Collected the cremina this evening, nice and easy transaction so thanks to @Chainlinephil really pleased with it.


----------



## KTD (Dec 28, 2017)

New machine steamwanditis 🤒


----------



## tonejac (Oct 10, 2020)

Curious to hear what your prep routine is with the Niche into the 49mm portafilter.

(BTW, I'm planning to get your same set up this December)


----------



## KTD (Dec 28, 2017)

Use the niche cup and a 49mm funnel, remove funnel, quick tap to settle and tamp 

Sent from my iPhone using Tapatalk


----------



## KTD (Dec 28, 2017)

First upgrades are on, have to say the craftsmanship and finish is unbelievable from @Nicknak ;. 
Some more changes to come....









Sent from my iPhone using Tapatalk


----------



## Chainlinephil (Apr 5, 2020)

KTD said:


> First upgrades are on, have to say the craftsmanship and finish is unbelievable from@Nicknak ;.
> Some more changes to come....
> 
> 
> ...


Lovely.

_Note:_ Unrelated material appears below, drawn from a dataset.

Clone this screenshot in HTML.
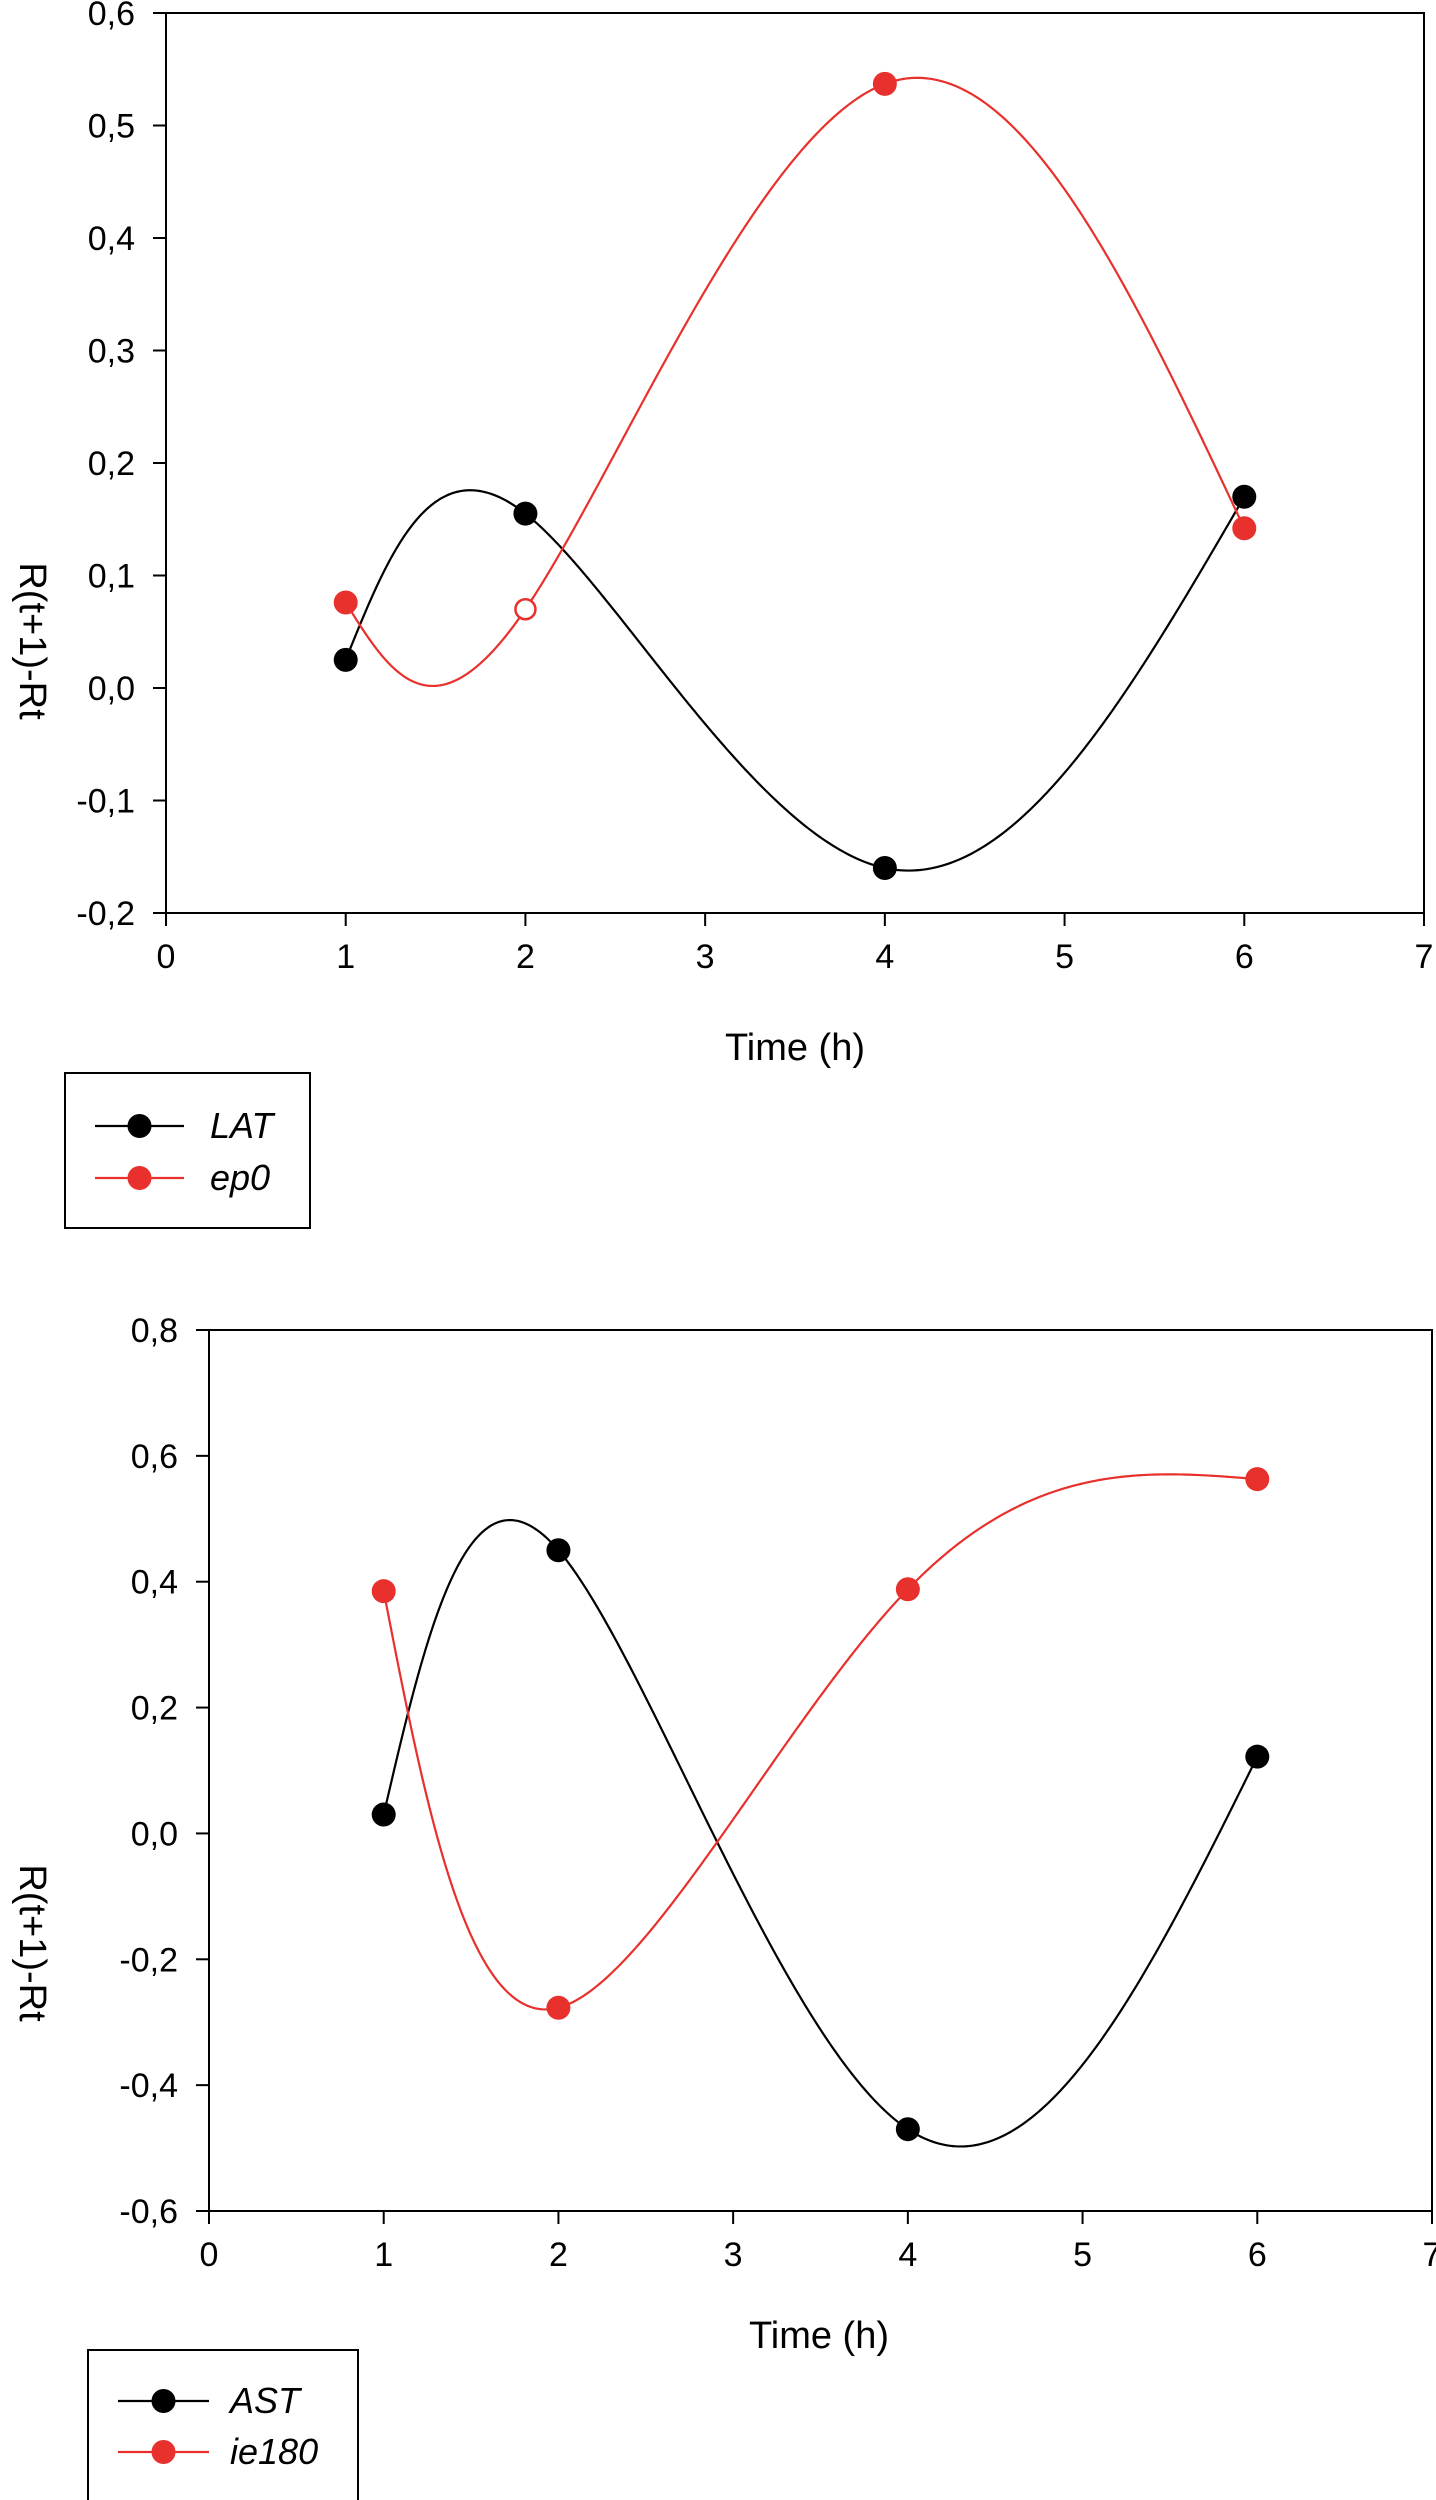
<!DOCTYPE html>
<html><head><meta charset="utf-8"><style>
html,body{margin:0;padding:0;background:#fff;}
svg{display:block;font-family:"Liberation Sans",Arial,sans-serif;}
</style></head><body>
<svg id="chart" width="1436" height="2500" viewBox="0 0 1436 2500" xmlns="http://www.w3.org/2000/svg"></svg>
<script>
const xTicks = [0,1,2,3,4,5,6,7];
const times = [1,2,4,6];
const latValues = [0.025,0.155,-0.16,0.17];
const ep0Values = [0.076,0.07,0.537,0.142];
const yTicks1 = [-0.2,-0.1,0.0,0.1,0.2,0.3,0.4,0.5,0.6];
const yTickLabels1 = ["-0,2","-0,1","0,0","0,1","0,2","0,3","0,4","0,5","0,6"];
const astValues = [0.03,0.45,-0.47,0.122];
const ie180Values = [0.385,-0.277,0.388,0.563];
const yTicks2 = [-0.6,-0.4,-0.2,0.0,0.2,0.4,0.6,0.8];
const yTickLabels2 = ["-0,6","-0,4","-0,2","0,0","0,2","0,4","0,6","0,8"];
const RED = "#e8302c";
const svg = document.getElementById('chart');
const NS = "http://www.w3.org/2000/svg";
function mk(tag, attrs, parent){
  const e = document.createElementNS(NS, tag);
  for (const k in attrs) e.setAttribute(k, attrs[k]);
  (parent||svg).appendChild(e); return e;
}
function spline(xs, ys){
  const n = xs.length, h=[], a=[], l=[1], mu=[0], z=[0], c=new Array(n).fill(0), b=[], d=[];
  for(let i=0;i<n-1;i++) h.push(xs[i+1]-xs[i]);
  for(let i=1;i<n-1;i++) a[i]=3/h[i]*(ys[i+1]-ys[i])-3/h[i-1]*(ys[i]-ys[i-1]);
  for(let i=1;i<n-1;i++){ l[i]=2*(xs[i+1]-xs[i-1])-h[i-1]*mu[i-1]; mu[i]=h[i]/l[i]; z[i]=(a[i]-h[i-1]*z[i-1])/l[i]; }
  l[n-1]=1; z[n-1]=0; c[n-1]=0;
  for(let j=n-2;j>=0;j--){ c[j]=z[j]-mu[j]*c[j+1]; b[j]=(ys[j+1]-ys[j])/h[j]-h[j]*(c[j+1]+2*c[j])/3; d[j]=(c[j+1]-c[j])/(3*h[j]); }
  return function(x){ let j=0; while(j<n-2 && x>xs[j+1]) j++; const t=x-xs[j]; return ys[j]+b[j]*t+c[j]*t*t+d[j]*t*t*t; };
}
function drawChart(cfg){
  const g = mk('g', {});
  
  
  const X = v => cfg.L + (v - 0)/(7 - 0)*(cfg.R - cfg.L);
  const Y = v => cfg.B - (v - cfg.yMin)/(cfg.yMax - cfg.yMin)*(cfg.B - cfg.T);
  const frame = mk('rect', {x:cfg.L,y:cfg.T,width:cfg.R-cfg.L,height:cfg.B-cfg.T,fill:'none',stroke:'#000','stroke-width':2}, g);
  
  
  xTicks.forEach(v=>{
    const t = mk('line',{x1:X(v),x2:X(v),y1:cfg.B,y2:cfg.B+13,stroke:'#000','stroke-width':2},g);
    
    
    const tx = mk('text',{x:X(v),y:cfg.B+55,'text-anchor':'middle','font-size':34},g);
    
    
    tx.textContent = String(v);
  });
  cfg.yTicks.forEach((v,i)=>{
    const t = mk('line',{x1:cfg.L-13,x2:cfg.L,y1:Y(v),y2:Y(v),stroke:'#000','stroke-width':2},g);
    
    
    const tx = mk('text',{x:cfg.L-31,y:Y(v)+12,'text-anchor':'end','font-size':34},g);
    
    
    tx.textContent = cfg.yLabels[i];
  });
  const xt = mk('text',{x:cfg.xTitleX,y:cfg.xTitleY,'text-anchor':'middle','font-size':38},g);
  
  
  xt.textContent = 'Time (h)';
  const yt = mk('text',{x:0,y:0,'text-anchor':'middle','font-size':38,transform:`translate(${cfg.yTitleX},${cfg.yTitleY}) rotate(90)`},g);
  
  
  yt.textContent = 'R(t+1)-Rt';
  cfg.series.forEach(s=>{
    const idx = times.map((_,i)=>i);
    const fx = spline(idx, times), fy = spline(idx, s.values);
    let d = '';
    const N = 400, tmax = times.length-1;
    for(let k=0;k<=N;k++){ const t = tmax*k/N; d += (k?'L':'M')+X(fx(t)).toFixed(2)+','+Y(fy(t)).toFixed(2); }
    const p = mk('path',{d:d,fill:'none',stroke:s.color,'stroke-width':2.2},g);
    
    
    s.values.forEach((v,i)=>{
      const open = s.open && s.open.includes(i);
      const c = mk('circle',{cx:X(times[i]),cy:Y(v),r:open?10:12,fill:open?'#fff':s.color,stroke:s.color,'stroke-width':open?2.5:0},g);
      
      
    });
  });
  const lg = mk('g',{},g);
  
  
  const lb = cfg.legend;
  const lr = mk('rect',{x:lb.x,y:lb.y,width:lb.w,height:lb.h,fill:'#fff',stroke:'#000','stroke-width':2},lg);
  
  
  cfg.series.forEach((s,i)=>{
    const yy = lb.rows[i];
    const ln = mk('line',{x1:lb.lx1,x2:lb.lx2,y1:yy,y2:yy,stroke:s.color,'stroke-width':2.2},lg);
    
    
    const c = mk('circle',{cx:(lb.lx1+lb.lx2)/2,cy:yy,r:12,fill:s.color},lg);
    
    
    const t = mk('text',{x:lb.tx,y:yy+12,'font-size':36,'font-style':'italic'},lg);
    
    
    t.textContent = s.label;
  });
}
drawChart({name:'chart-top',L:166,R:1424,T:13,B:913,yMin:-0.2,yMax:0.6,yTicks:yTicks1,yLabels:yTickLabels1,
  xTitleX:795,xTitleY:1060,yTitleX:20,yTitleY:641,
  series:[{key:'lat',label:'LAT',values:latValues,color:'#000'},{key:'ep0',label:'ep0',values:ep0Values,color:RED,open:[1]}],
  legend:{x:65,y:1073,w:245,h:155,rows:[1126,1178],lx1:95,lx2:184,tx:210}});
drawChart({name:'chart-bottom',L:209,R:1432,T:1330,B:2211,yMin:-0.6,yMax:0.8,yTicks:yTicks2,yLabels:yTickLabels2,
  xTitleX:819,xTitleY:2348,yTitleX:20,yTitleY:1943,
  series:[{key:'ast',label:'AST',values:astValues,color:'#000'},{key:'ie180',label:'ie180',values:ie180Values,color:RED}],
  legend:{x:88,y:2350,w:270,h:160,rows:[2401,2452],lx1:118,lx2:209,tx:230}});
</script>
</body></html>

I think I'm missing out on the Thuya train

Sent from my iPhone using Tapatalk


----------



## Nicknak (Aug 10, 2018)

KTD said:


> First upgrades are on, have to say the craftsmanship and finish is unbelievable from @Nicknak ;.
> Some more changes to come....
> 
> 
> Sent from my iPhone using Tapatalk


 Looking good .. That is a lovely looking machine you have there.


----------



## KTD (Dec 28, 2017)

Creativeworks bottomless portafilter fits like a glove, not cheap especially after import duty but it's really well made. Boiler and steam cap stickers to bring the red in a bit but am still inclined to have a colour change!

Sent from my iPhone using Tapatalk


----------